I was just reading an interesting post by Dr. Mark Thoma about illegal immigration and unemployment where he discusses Daniel Indviglio’s article. This right after reviewing some of Dr. Don Boudreaux’s comments on trade with China which lead me to wonder….

By closing our borders to open immigration we are in fact not allowing free trade. Is there a difference between a Chinese product (say a circuit board) used in the production of a good or service here (say a cash register) and an hour’s labor from a Mexican immigrant? They both seem to be factors of production.

One could argue that the illegal immigrant would take up jobs intended for Americans. The same can be said for the circuit board.

Politically I wonder if Republicans want to stifle free trade as much as they want to stifle immigration.

I am aware that immigration is a hot topic and I am firmly for open borders unlike many Americans. I believe, and someday hope to write a persuasive essay on the subject; that opening the borders would cause short-term stress but will establish in the long-term, peace and prosperity and equilibrium across borders for all.
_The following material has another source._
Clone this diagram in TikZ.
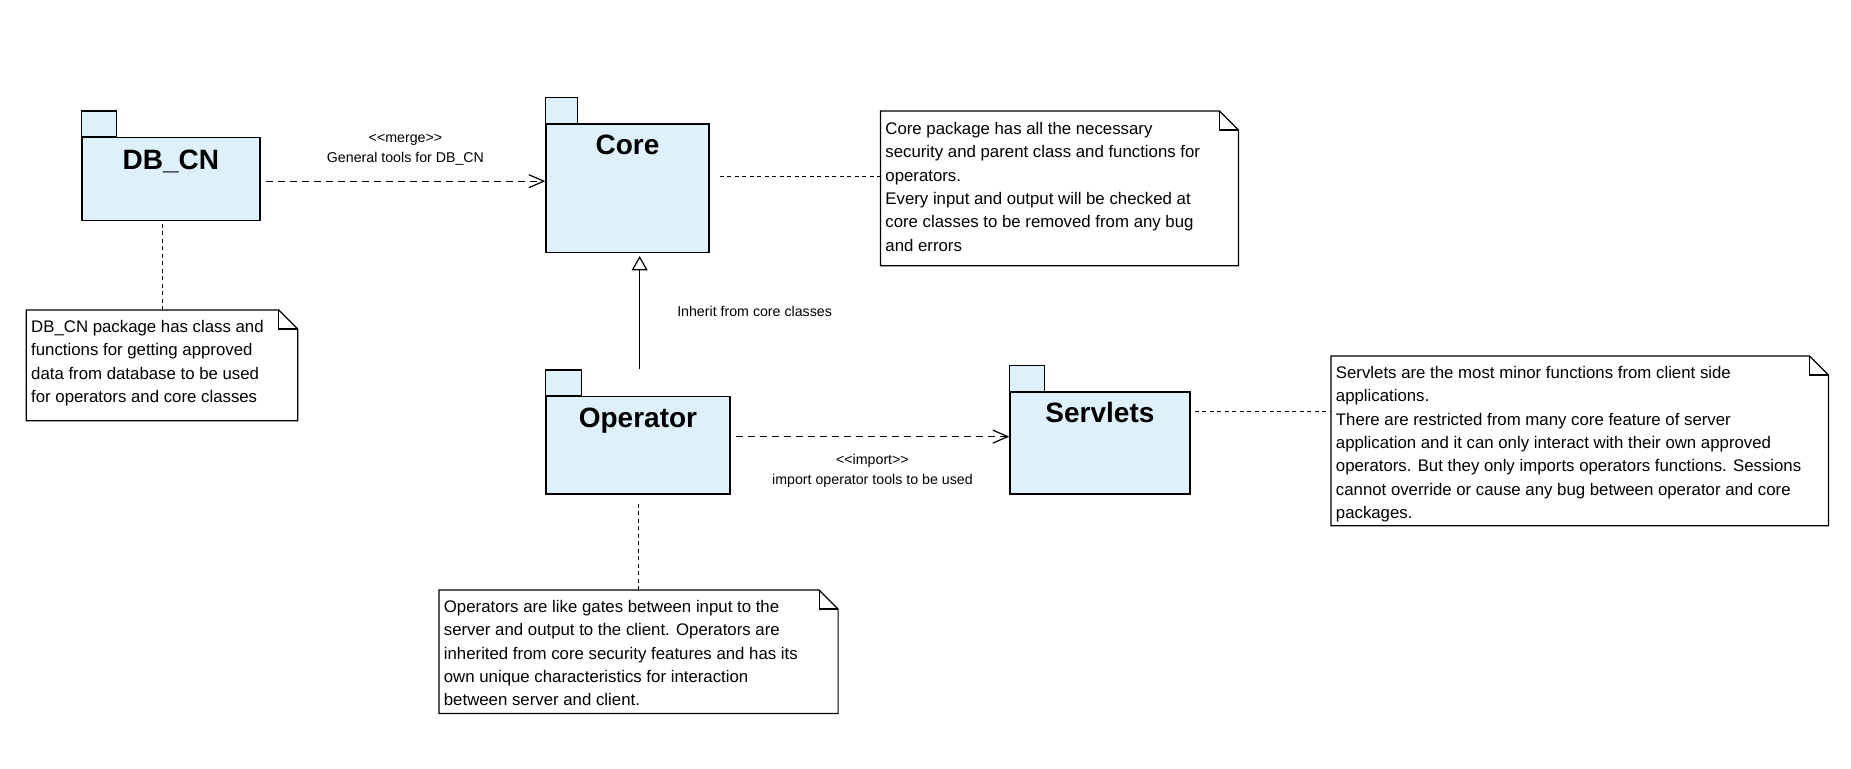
\documentclass[tikz,border=0pt]{standalone}
\usepackage{fontspec}
\setmainfont{Liberation Sans}[Ligatures=TeXOff]
\usepackage{tikz}
\usetikzlibrary{arrows.meta,calc}
\pgfdeclarelayer{edgelayer}
\pgfdeclarelayer{nodelayer}
\pgfsetlayers{edgelayer,nodelayer,main}
\definecolor{hexcolor0xdef1fb}{rgb}{0.871,0.945,0.984}
\definecolor{myblack}{rgb}{0.000,0.000,0.000}
\definecolor{mywhite}{rgb}{1.000,1.000,1.000}
\tikzstyle{none}=[inner sep=0pt]
\tikzstyle{package}=[rectangle,anchor=north west,fill=hexcolor0xdef1fb,draw=myblack,line width=0.65pt,inner sep=0pt,font=\bfseries\fontsize{14}{16}\selectfont]
\tikzstyle{pkgtab}=[fill=hexcolor0xdef1fb,draw=myblack,line width=0.65pt]
\tikzstyle{notebox}=[rectangle,anchor=north west,inner sep=0pt]
\tikzstyle{notetext}=[anchor=north west,align=left,inner sep=0pt,font=\fontsize{8.4}{11.65}\selectfont]
\tikzstyle{edgetext}=[inner sep=0pt,align=center,font=\fontsize{7.1}{10}\selectfont]
\tikzstyle{noteline}=[draw=myblack,line width=0.55pt,dash pattern=on 2pt off 1.75pt]
\tikzstyle{dependency}=[draw=myblack,line width=0.6pt,dash pattern=on 3.5pt off 2.5pt,-{Straight Barb[length=7.5pt,width=6.5pt]}]
\tikzstyle{generalization}=[draw=myblack,line width=0.6pt,-{Triangle[open,length=7.2pt,width=8pt]}]

\begin{document}
\begin{tikzpicture}[x=0.5pt,y=-0.5pt]
\useasboundingbox (0,0) rectangle (1851,768);
	\begin{pgfonlayer}{nodelayer}
		% packages
		\node [style=package,minimum width=89pt,text height=16pt,text depth=25.5pt] (0) at (81.3,137) {DB\_CN};
		\node [style=package,minimum width=81.5pt,text height=15.35pt,text depth=48.85pt] (1) at (545.3,123.3) {Core};
		\node [style=package,minimum width=92pt,text height=15.35pt,text depth=33.3pt] (2) at (545.3,396) {Operator};
		\node [style=package,minimum width=90pt,text height=15.2pt,text depth=35.8pt] (3) at (1009.3,391.3) {Servlets};
		\draw [style=pkgtab] (0.north west) rectangle ++(35,-26);
		\draw [style=pkgtab] (1.north west) rectangle ++(32,-26);
		\draw [style=pkgtab] (2.north west) rectangle ++(36,-26);
		\draw [style=pkgtab] (3.north west) rectangle ++(35,-26);
		% notes
		\node [style=notebox,minimum width=135.35pt,minimum height=55pt] (4) at (26.3,310) {};
		\node [style=notebox,minimum width=178.6pt,minimum height=77pt] (5) at (880.5,111) {};
		\node [style=notebox,minimum width=199.15pt,minimum height=61.35pt] (6) at (439,590) {};
		\node [style=notebox,minimum width=248.35pt,minimum height=84.5pt] (7) at (1331,356) {};
		\foreach \n in {4,5,6,7}{
			\draw [fill=mywhite,draw=myblack,line width=0.6pt] (\n.north west) -- ([xshift=-9.5pt]\n.north east) -- ([yshift=-9.5pt]\n.north east) -- (\n.south east) -- (\n.south west) -- cycle;
			\draw [draw=myblack,line width=0.6pt] ([xshift=-9.5pt]\n.north east) |- ([yshift=-9.5pt]\n.north east);
		}
		\node [style=notetext] (8) at ([shift={(4.5,10)}]4.north west) {DB\_CN package has class and\\functions for getting approved\\data from database to be used\\for operators and core classes};
		\node [style=notetext] (9) at ([shift={(4.5,11)}]5.north west) {Core package has all the necessary\\security and parent class and functions for\\operators.\\Every input and output will be checked at\\core classes to be removed from any bug\\and errors};
		\node [style=notetext] (10) at ([shift={(4.5,10)}]6.north west) {Operators are like gates between input to the\\server and output to the client. Operators are\\inherited from core security features and has its\\own unique characteristics for interaction\\between server and client.};
		\node [style=notetext] (11) at ([shift={(4.5,10)}]7.north west) {Servlets are the most minor functions from client side\\applications.\\There are restricted from many core feature of server\\application and it can only interact with their own approved\\operators. But they only imports operators functions. Sessions\\cannot override or cause any bug between operator and core\\packages.};
	\end{pgfonlayer}
	\begin{pgfonlayer}{edgelayer}
		\coordinate (v1) at ($(0.east)+(5,2)$);
		\coordinate (v2) at ($(2.east)+(5,-8.7)$);
		\coordinate (v3) at ($(2.north)+(1.7,-26.7)$);
		\coordinate (v4) at ($(1.north east)+(10,53)$);
		\coordinate (v5) at ($(3.north east)+(4,20.4)$);
		\draw [style=dependency] (v1) -- (v1 -| 1.west) node [style=edgetext,midway,above=7.5pt] {<<merge>>\\General tools for DB\_CN};
		\draw [style=dependency] (v2) -- (v2 -| 3.west) node [style=edgetext,midway,below=8.5pt] {<<import>>\\import operator tools to be used};
		\draw [style=generalization,shorten >=1.5pt] (v3) -- (v3 |- 1.south) node [style=edgetext,midway,right=18.5pt] {Inherit from core classes};
		\draw [style=noteline,shorten >=1.5pt] (4.north) -- (4.north |- 0.south);
		\draw [style=noteline] (v4) -- (v4 -| 5.west);
		\draw [style=noteline,shorten >=3.5pt] (6.north) -- (6.north |- 2.south);
		\draw [style=noteline] (v5) -- (v5 -| 7.west);
	\end{pgfonlayer}
\end{tikzpicture}
\end{document}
In fact, I believe that the laws of supply and demand works for citizens as well as other goods. If we were to open the borders with Mexico we might have a huge influx of Mexicans seeking a better life. In the short run we would endure significant adjustments to the U.S. labor marketplace. However, in the long run Mexico will either endure a shortage of citizens (workers, entrepreneurs) or Mexican markets will find a way to entice them (or immigrants from another country) back to Mexico. Mexicans and others will move into an improved standard of living here and eventually back in Mexico as both country’s labor markets come around to an open border equilibrium.

My question is, are we being hypocritical to advocate free trade without free immigration?